Ese disciplinamiento social se consolidó en el pasado a través de cientos de acciones de violencia directa – masacres, homicidios selectivos, desapariciones, torturas –; por ello, para esas estructuras armadas ilegales, es relativamente fácil provocar un desplazamiento masivo: basta una orden para que la gente abandone el vecindario, pues ya sabe que son amenazas verosímiles. Ya lo decía Thomas Hobbes: “la reputación de poder es poder”.

En situaciones como las que ha padecido Medellín en los últimos 25 años, donde las autoridades civiles han sido incapaces de intervenir con eficiencia para que las comunidades superen sus miedos, la violencia ha pasado de un estado de realidad permanente a un estado de potencialidad, es decir, no se requiere la violencia directa para recordarle a la gente que vive sometida a los intereses de un grupo armado ilegal.
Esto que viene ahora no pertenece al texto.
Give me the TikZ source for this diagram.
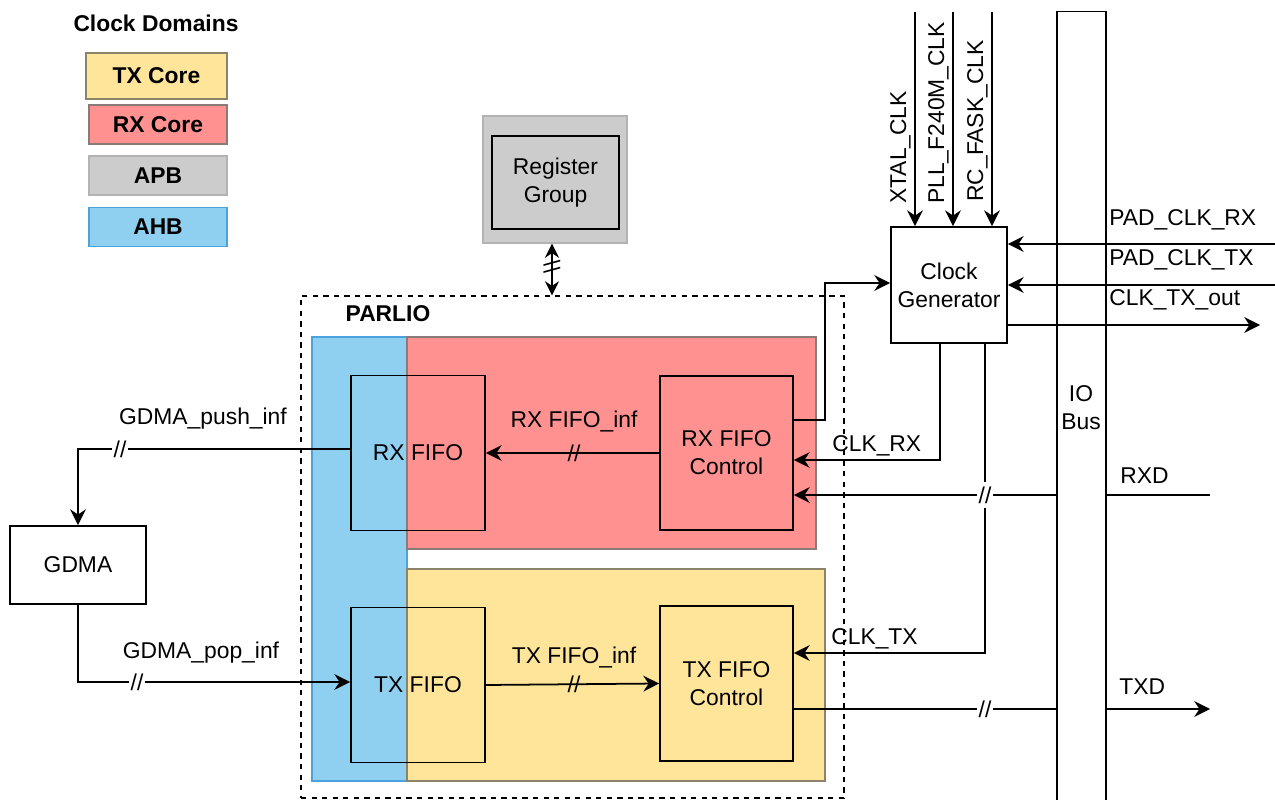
\documentclass[tikz,border=0pt]{standalone}
\usepackage{fontspec}
\setmainfont{Liberation Sans}
\usetikzlibrary{arrows.meta}

\definecolor{txcore}{HTML}{FFE599}
\definecolor{txline}{HTML}{8C846A}
\definecolor{rxcore}{HTML}{FF9191}
\definecolor{rxline}{HTML}{8A7A7A}
\definecolor{apb}{HTML}{CCCCCC}
\definecolor{apbline}{HTML}{B3B3B3}
\definecolor{ahb}{HTML}{8FCFEF}
\definecolor{ahbline}{HTML}{4AA3DF}

\begin{document}
\begin{tikzpicture}[x=0.02cm, y=-0.02cm,
  every node/.style={font=\fontsize{13}{16}\selectfont},
  legbox/.style={rectangle, font=\fontsize{13}{16}\selectfont\bfseries,
    minimum width=2.76cm, minimum height=0.78cm, line width=0.8pt},
  zone/.style={rectangle, line width=0.8pt, inner sep=0pt},
  blk/.style={rectangle, draw=black, line width=1pt, align=center, inner sep=0pt},
  lbl/.style={inner sep=0pt, anchor=base west},
  tick/.style={fill=white, inner sep=1pt},
  wire/.style={line width=1pt},
  arr/.style={line width=1pt, -{Stealth[length=9pt, width=9pt, inset=3pt]}},
  dblarr/.style={line width=1pt, {Stealth[length=8pt, width=8pt, inset=2.6pt]}-{Stealth[length=8pt, width=8pt, inset=2.6pt]}},
]
\useasboundingbox (0,0) rectangle (1275,800);

% Legend
\node[lbl, anchor=base, font=\fontsize{13}{16}\selectfont\bfseries] (legtitle) at (156,32) {Clock Domains};
\node[legbox, fill=txcore, draw=txline, minimum width=2.82cm, minimum height=0.92cm] (legtx) at (156.5,76) {TX Core};
\node[legbox, fill=rxcore, draw=rxline] (legrx) at (158,124.5) {RX Core};
\node[legbox, fill=apb, draw=apbline] (legapb) at (158,175.5) {APB};
\node[legbox, fill=ahb, draw=ahbline] (legahb) at (158,227) {AHB};

% Register group
\node[zone, fill=apb, draw=apbline, minimum width=2.88cm, minimum height=2.54cm] (regout) at (555,179.5) {};
\node[blk, fill=apb, minimum width=2.54cm, minimum height=1.86cm] (reg) at (555.5,182.5) {Register\\Group};

% PARLIO
\node[rectangle, draw, dash pattern=on 3pt off 3pt, line width=0.8pt,
  minimum width=10.86cm, minimum height=10.04cm] (parlio) at (572.5,547) {};
\node[lbl, anchor=base, font=\fontsize{13}{16}\selectfont\bfseries] (parliolbl) at (388,322) {PARLIO};

% Clock domain zones
\node[zone, fill=ahb, draw=ahbline, minimum width=1.9cm, minimum height=8.88cm] (ahbzone) at (359.5,559) {};
\node[zone, fill=rxcore, draw=rxline, minimum width=8.18cm, minimum height=4.24cm] (rxzone) at (611.5,443) {};
\node[zone, fill=txcore, draw=txline, minimum width=8.36cm, minimum height=4.24cm] (txzone) at (616,675) {};

% FIFOs and controls
\node[blk, minimum width=2.68cm, minimum height=3.1cm] (rxfifo) at (418,453) {RX FIFO};
\node[blk, minimum width=2.66cm, minimum height=3.08cm] (rxctl) at (726.5,453) {RX FIFO\\Control};
\node[blk, minimum width=2.68cm, minimum height=3.1cm] (txfifo) at (418,685) {TX FIFO};
\node[blk, minimum width=2.66cm, minimum height=3.1cm] (txctl) at (726.5,683.5) {TX FIFO\\Control};

% GDMA
\node[blk, minimum width=2.72cm, minimum height=1.56cm] (gdma) at (78,565) {GDMA};

% Clock generator
\node[blk, minimum width=2.32cm, minimum height=2.32cm] (clkgen) at (949,285) {Clock\\Generator};

% IO bus
\node[rectangle, draw, line width=1pt, minimum width=0.98cm, minimum height=16.3cm] (iobus) at (1081.5,419) {};
\node[align=center, inner sep=0pt] (iobuslbl) at (1081,408) {IO\\Bus};

% Register access
\draw[dblarr] (regout.south -| 552,0) -- (parlio.north -| 552,0);
\node[inner sep=0pt, rotate=90] (tkreg) at (552,267) {\textbackslash\textbackslash};

% Source clocks
\coordinate (xtal) at (915,12);
\coordinate (pll) at (953,12);
\coordinate (rcfast) at (992,12);
\draw[arr] (xtal) -- (xtal |- clkgen.north);
\draw[arr] (pll) -- (pll |- clkgen.north);
\draw[arr] (rcfast) -- (rcfast |- clkgen.north);
\node[lbl, rotate=90] (xtallbl) at (906,204) {XTAL\_CLK};
\node[lbl, rotate=90] (plllbl) at (944,204) {PLL\_F240M\_CLK};
\node[lbl, rotate=90] (rcfastlbl) at (983,202) {RC\_FASK\_CLK};

% Pad clocks
\coordinate (padrx) at (1275,244);
\coordinate (padtx) at (1275,285);
\coordinate (clkout) at (1260,325);
\draw[arr] (padrx) -- (clkgen.east |- padrx);
\draw[arr] (padtx) -- (clkgen.east |- padtx);
\draw[arr] (clkgen.east |- clkout) -- (clkout);
\node[lbl] (padrxlbl) at (1109,226) {PAD\_CLK\_RX};
\node[lbl] (padtxlbl) at (1109,266) {PAD\_CLK\_TX};
\node[lbl] (clkoutlbl) at (1109,306) {CLK\_TX\_out};

% RX clock select
\draw[arr] (rxctl.east |- 0,420) -| (825,283) -- (clkgen.west |- 0,283);

% Generated clocks
\draw[arr] (clkgen.south -| 940,0) |- (rxctl.east |- 0,460);
\node[lbl] (clkrxlbl) at (832,452) {CLK\_RX};
\draw[arr] (clkgen.south -| 985,0) |- (txctl.east |- 0,653);
\node[lbl] (clktxlbl) at (831,644) {CLK\_TX};

% Data pins
\coordinate (rxd) at (1210,495);
\coordinate (txd) at (1210,709);
\draw[wire] (rxd) -- (iobus.east |- rxd);
\draw[arr] (iobus.west |- rxd) -- (rxctl.east |- rxd);
\node[tick, minimum height=0.52cm] (tkrxd) at (985,495) {//};
\node[lbl] (rxdlbl) at (1120,483) {RXD};
\draw[wire] (txctl.east |- txd) -- (iobus.west |- txd);
\draw[arr] (iobus.east |- txd) -- (txd);
\node[tick] (tktxd) at (985,709) {//};
\node[lbl] (txdlbl) at (1119,694) {TXD};

% FIFO interfaces
\draw[arr] (rxctl.west) -- (rxfifo.east);
\node[inner sep=0pt] (tkrxinf) at (574,453) {//};
\node[lbl, anchor=base] (rxinflbl) at (574,428) {RX FIFO\_inf};
\draw[arr] (txfifo.east) -- (txctl.west);
\node[inner sep=0pt] (tktxinf) at (574,684) {//};
\node[lbl, anchor=base] (txinflbl) at (574,663) {TX FIFO\_inf};

% GDMA interfaces
\draw[arr] (rxfifo.west |- 0,449) -| (gdma.north);
\node[tick] (tkpush) at (120,449) {//};
\node[lbl, anchor=base] (pushlbl) at (203,425) {GDMA\_push\_inf};
\draw[arr] (gdma.south) |- (txfifo.west |- 0,682);
\node[tick] (tkpop) at (137,682) {//};
\node[lbl, anchor=base] (poplbl) at (201,658) {GDMA\_pop\_inf};

\end{tikzpicture}
\end{document}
En ese sentido, es claro lo que afirma Jean-François Gayraud: “la reputación de peligrosidad, fruto de la historia y el mito, basta de ordinario para extender el miedo”.

El miedo tiene efectos individuales y colectivos que aún no han sido contrarrestados con efectivas intervenciones sociales, ni mucho explorados ni investigados a profundidad en esta nueva fase de violencia urbana que padece la capital antioqueña desde hace por lo menos seis años, pese a que sus expresiones son constantes y tienen una historia que no se puede desdeñar. Al respecto, Zygmunt Bauman advierte que “el espectro de las ‘calles inseguras’, que hiela la sangre y destruye los nervios, mantiene a la gente lejos de los espacios públicos y los disuade de buscar el arte y las habilidades que se requieren para participar en la vida pública”.

Lo que está en juego en la ciudad “más innovadora del mundo” es la solidez del tejido social, los lazos comunitarios y la vivencia plena de la ciudadanía en democracia. Son aberrantes las limitaciones que viven a diario la gente en sus barriadas, agobiadas por el poder que ejercen los grupos armados, y también aquellos que deben transitar por ellas en razón de sus trabajos, estudios, nexos familiares o simples actividades de ocio. La ineficiencia del Estado local ha convertido a Medellín en una ciudad desarticulada y fragmentada, en la que predominan pequeños grupos, de carácter mafioso, que han logrado constituirse en un poder alternativo.

Los controles y la vigilancia ilegal que se imponen en esas zonas no están dados por las leyes sino por la autoridad alcanzada a través de la violencia. Hasta el momento no ha habido propuestas de política pública que intenten romper los imaginarios de poder que lastimosamente ha tenido que construir la gente para sobrevivir. Y así no lo quieran admitir las autoridades locales, regionales y nacionales, esos imaginarios se reforzaron cuando se legalizaron prácticas violentas a través del proceso de desmovilización y reinserción de los grupos paramilitares con fuerte presencia urbana. Medellín es un ejemplo de ello.

Angustia ver las imágenes de los pobladores del sector de La Loma, en San Cristóbal, cargando sobre sus hombros el trasteo ante la mirada impotente de soldados y policías, una prueba contundente del miedo provocado por los grupos armados ilegales entre las comunidades y del dominio y control territorial que ejercen, lo que demuestra que es superior a la presencia del Estado. Algo se ha hecho mal en esta ciudad que permitió semejante demostración de señorío.

La pregunta que surge entonces es ¿cómo derrotar el miedo? No basta con encarcelar a los integrantes de las bandas, pues se ha visto que otros surgen y toman esos puestos que quedan vacíos por acción de las autoridades. Masificar las acciones psicosociales, rescatar el espacio público, fortalecer las organizaciones sociales, intensificar intervenciones deportivas y culturales en los centros educativos y promover soluciones laborales a largo de plazo, serían parte de las soluciones. Lo extraño es que siendo la “ciudad más innovadora del mundo”, no se haya pensado en soluciones efectivas y de largo plazo, más allá de aumentan la tropa en los barrios, una solución simplista a los problemas estructurales que tiene Medellín.

* Periodista y docente universitario.